▶ [SOURCE EXCERPT]:
═══

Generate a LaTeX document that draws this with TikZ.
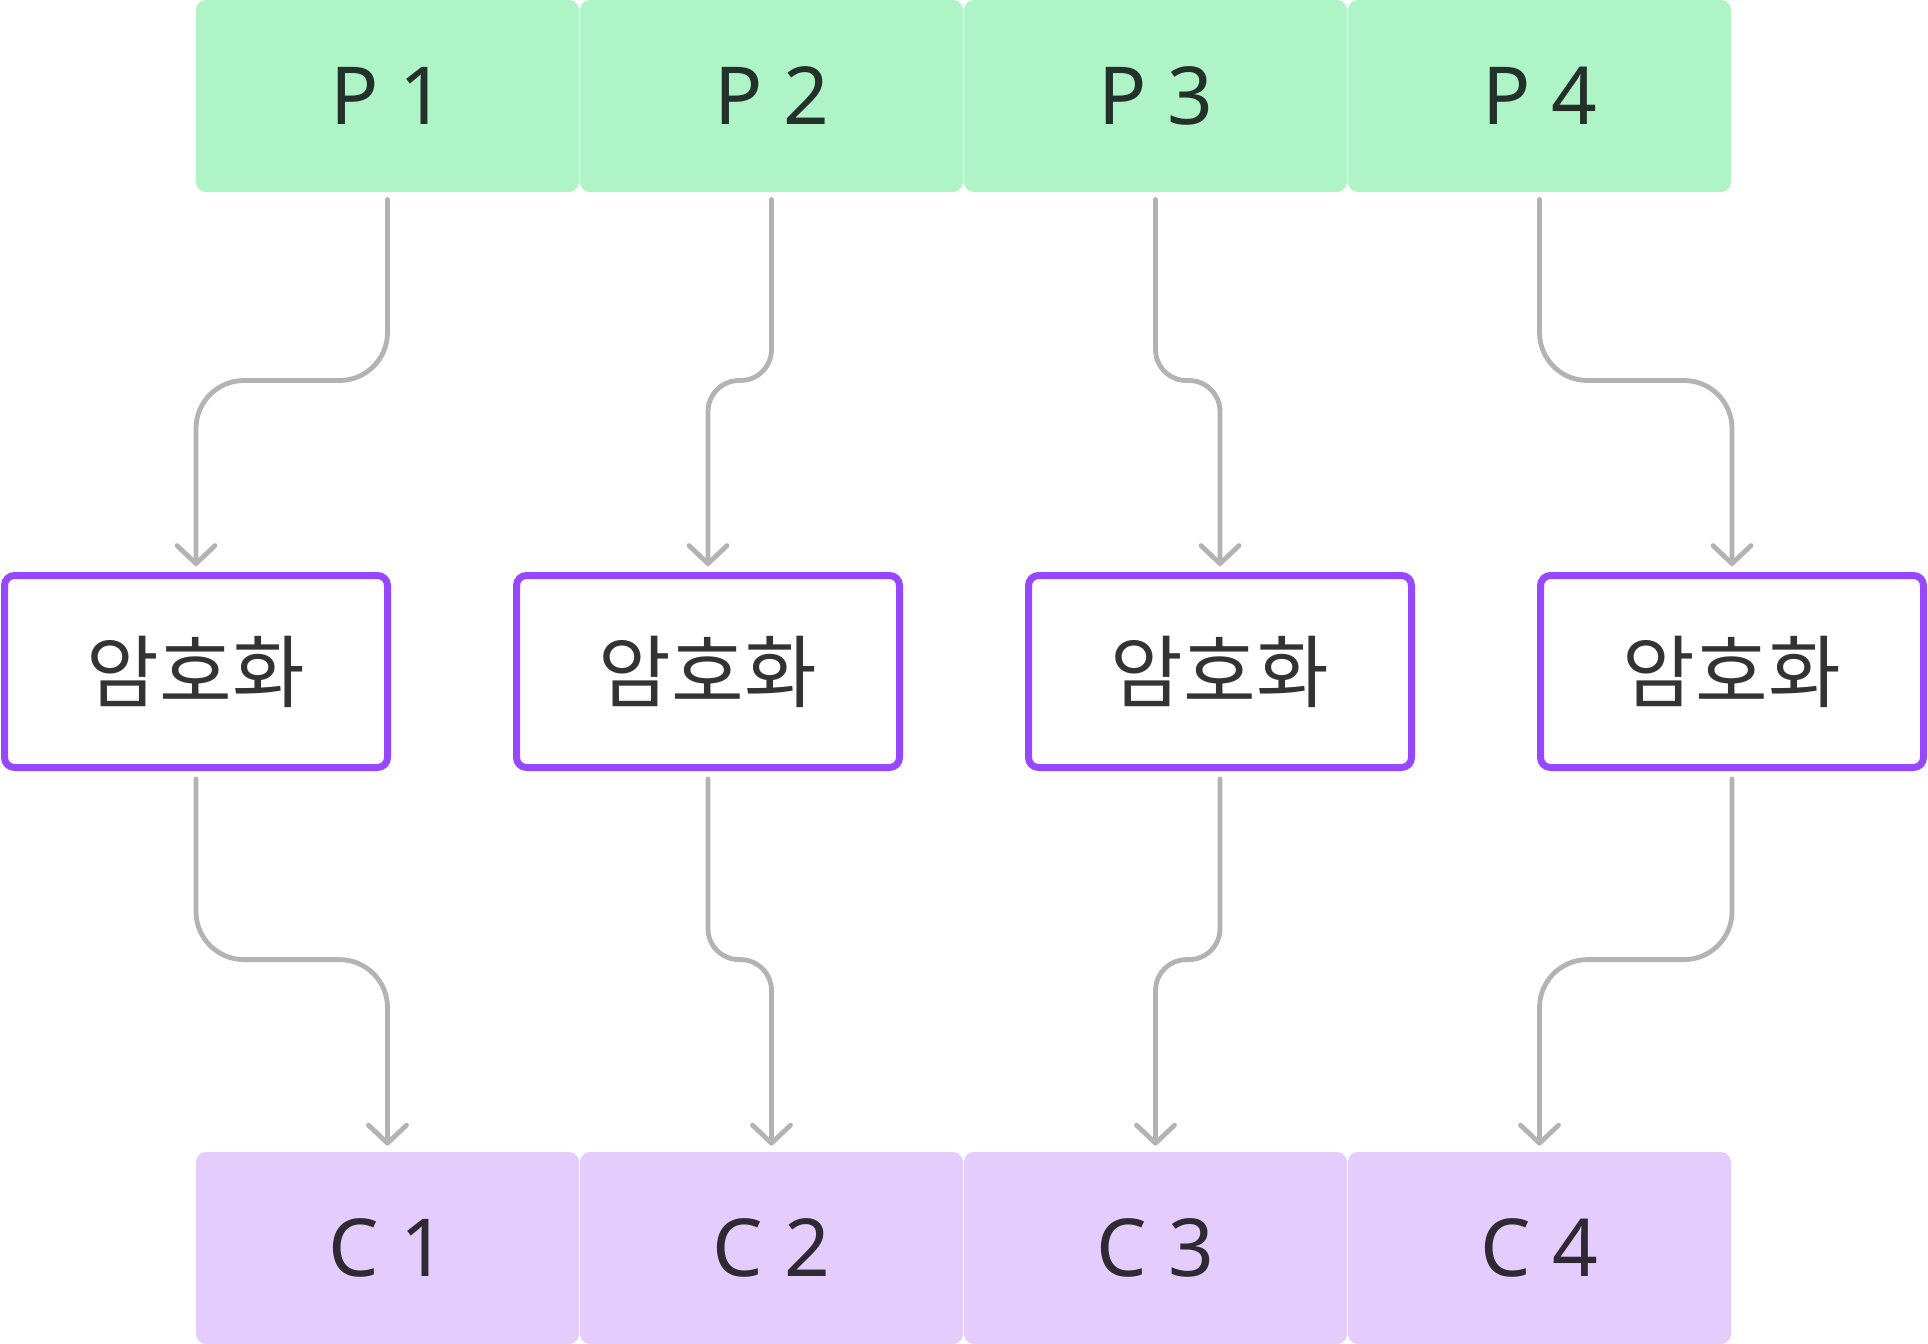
\documentclass[tikz,border=0pt]{standalone}
\usepackage{fontspec}
\setmainfont{Noto Sans}
\newfontfamily\krfont{Noto Sans CJK KR}
\usepackage{xcolor}
\usetikzlibrary{arrows.meta}

\definecolor{plainfill}{HTML}{AFF4C6}
\definecolor{plaintext}{HTML}{24302A}
\definecolor{cipherfill}{HTML}{E4CCFD}
\definecolor{ciphertext}{HTML}{2E2933}
\definecolor{encline}{HTML}{9747FF}
\definecolor{enctext}{HTML}{333333}
\definecolor{flowgray}{HTML}{B3B3B3}

\begin{document}
\begin{tikzpicture}[
  x=0.5pt, y=-0.5pt,
  plainblk/.style={rectangle, fill=plainfill, rounded corners=5pt, minimum width=191.5pt, minimum height=96pt, inner sep=0pt, text=plaintext, font=\fontsize{40}{48}\selectfont},
  cipherblk/.style={rectangle, fill=cipherfill, rounded corners=5pt, minimum width=191.5pt, minimum height=96pt, inner sep=0pt, text=ciphertext, font=\fontsize{40}{48}\selectfont},
  encblk/.style={rectangle, draw=encline, line width=3.5pt, fill=white, rounded corners=5pt, minimum width=191.5pt, minimum height=96pt, inner sep=0pt, text=enctext, font=\krfont\fontsize{39.5}{46}\selectfont},
  flow/.style={draw=flowgray, line width=2.4pt, line cap=round, -{Straight Barb[length=9pt, width=19pt, round]}}
]
 \useasboundingbox (0,0) rectangle (1928,1344);

 % Plaintext blocks
 \node[plainblk] (p1) at (387.5,96) {P 1};
 \node[plainblk] (p2) at (771.5,96) {P 2};
 \node[plainblk] (p3) at (1155.5,96) {P 3};
 \node[plainblk] (p4) at (1539.5,96) {P 4};

 % Encryption blocks
 \node[encblk] (enc1) at (196,671.5) {암호화};
 \node[encblk] (enc2) at (708,671.5) {암호화};
 \node[encblk] (enc3) at (1220,671.5) {암호화};
 \node[encblk] (enc4) at (1732,671.5) {암호화};

 % Ciphertext blocks
 \node[cipherblk] (c1) at (387.5,1248) {C 1};
 \node[cipherblk] (c2) at (771.5,1248) {C 2};
 \node[cipherblk] (c3) at (1155.5,1248) {C 3};
 \node[cipherblk] (c4) at (1539.5,1248) {C 4};

 % P -> encryption
 \draw[flow, rounded corners=24pt] ([yshift=-3.5pt]p1.south) |- ([yshift=95.75pt]enc1.north) -- ([yshift=3pt]enc1.north);
 \draw[flow, rounded corners=15.5pt] ([yshift=-3.5pt]p2.south) |- ([yshift=95.75pt]enc2.north) -- ([yshift=3pt]enc2.north);
 \draw[flow, rounded corners=15.5pt] ([yshift=-3.5pt]p3.south) |- ([yshift=95.75pt]enc3.north) -- ([yshift=3pt]enc3.north);
 \draw[flow, rounded corners=24pt] ([yshift=-3.5pt]p4.south) |- ([yshift=95.75pt]enc4.north) -- ([yshift=3pt]enc4.north);

 % encryption -> C
 \draw[flow, rounded corners=24pt] ([yshift=-4pt]enc1.south) |- ([yshift=96pt]c1.north) -- ([yshift=3pt]c1.north);
 \draw[flow, rounded corners=15.5pt] ([yshift=-4pt]enc2.south) |- ([yshift=96pt]c2.north) -- ([yshift=3pt]c2.north);
 \draw[flow, rounded corners=15.5pt] ([yshift=-4pt]enc3.south) |- ([yshift=96pt]c3.north) -- ([yshift=3pt]c3.north);
 \draw[flow, rounded corners=24pt] ([yshift=-4pt]enc4.south) |- ([yshift=96pt]c4.north) -- ([yshift=3pt]c4.north);
\end{tikzpicture}
\end{document}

═══

▶ [STATED TASK]:
Transcribe exactly, with no pictures, the lines running from the first line of the material through the line holding "(p4) at (1539.5,96)".

▶ [FULL RESPONSE]:
Generate a LaTeX document that draws this with TikZ.
\documentclass[tikz,border=0pt]{standalone}
\usepackage{fontspec}
\setmainfont{Noto Sans}
\newfontfamily\krfont{Noto Sans CJK KR}
\usepackage{xcolor}
\usetikzlibrary{arrows.meta}

\definecolor{plainfill}{HTML}{AFF4C6}
\definecolor{plaintext}{HTML}{24302A}
\definecolor{cipherfill}{HTML}{E4CCFD}
\definecolor{ciphertext}{HTML}{2E2933}
\definecolor{encline}{HTML}{9747FF}
\definecolor{enctext}{HTML}{333333}
\definecolor{flowgray}{HTML}{B3B3B3}

\begin{document}
\begin{tikzpicture}[
  x=0.5pt, y=-0.5pt,
  plainblk/.style={rectangle, fill=plainfill, rounded corners=5pt, minimum width=191.5pt, minimum height=96pt, inner sep=0pt, text=plaintext, font=\fontsize{40}{48}\selectfont},
  cipherblk/.style={rectangle, fill=cipherfill, rounded corners=5pt, minimum width=191.5pt, minimum height=96pt, inner sep=0pt, text=ciphertext, font=\fontsize{40}{48}\selectfont},
  encblk/.style={rectangle, draw=encline, line width=3.5pt, fill=white, rounded corners=5pt, minimum width=191.5pt, minimum height=96pt, inner sep=0pt, text=enctext, font=\krfont\fontsize{39.5}{46}\selectfont},
  flow/.style={draw=flowgray, line width=2.4pt, line cap=round, -{Straight Barb[length=9pt, width=19pt, round]}}
]
 \useasboundingbox (0,0) rectangle (1928,1344);

 % Plaintext blocks
 \node[plainblk] (p1) at (387.5,96) {P 1};
 \node[plainblk] (p2) at (771.5,96) {P 2};
 \node[plainblk] (p3) at (1155.5,96) {P 3};
 \node[plainblk] (p4) at (1539.5,96) {P 4};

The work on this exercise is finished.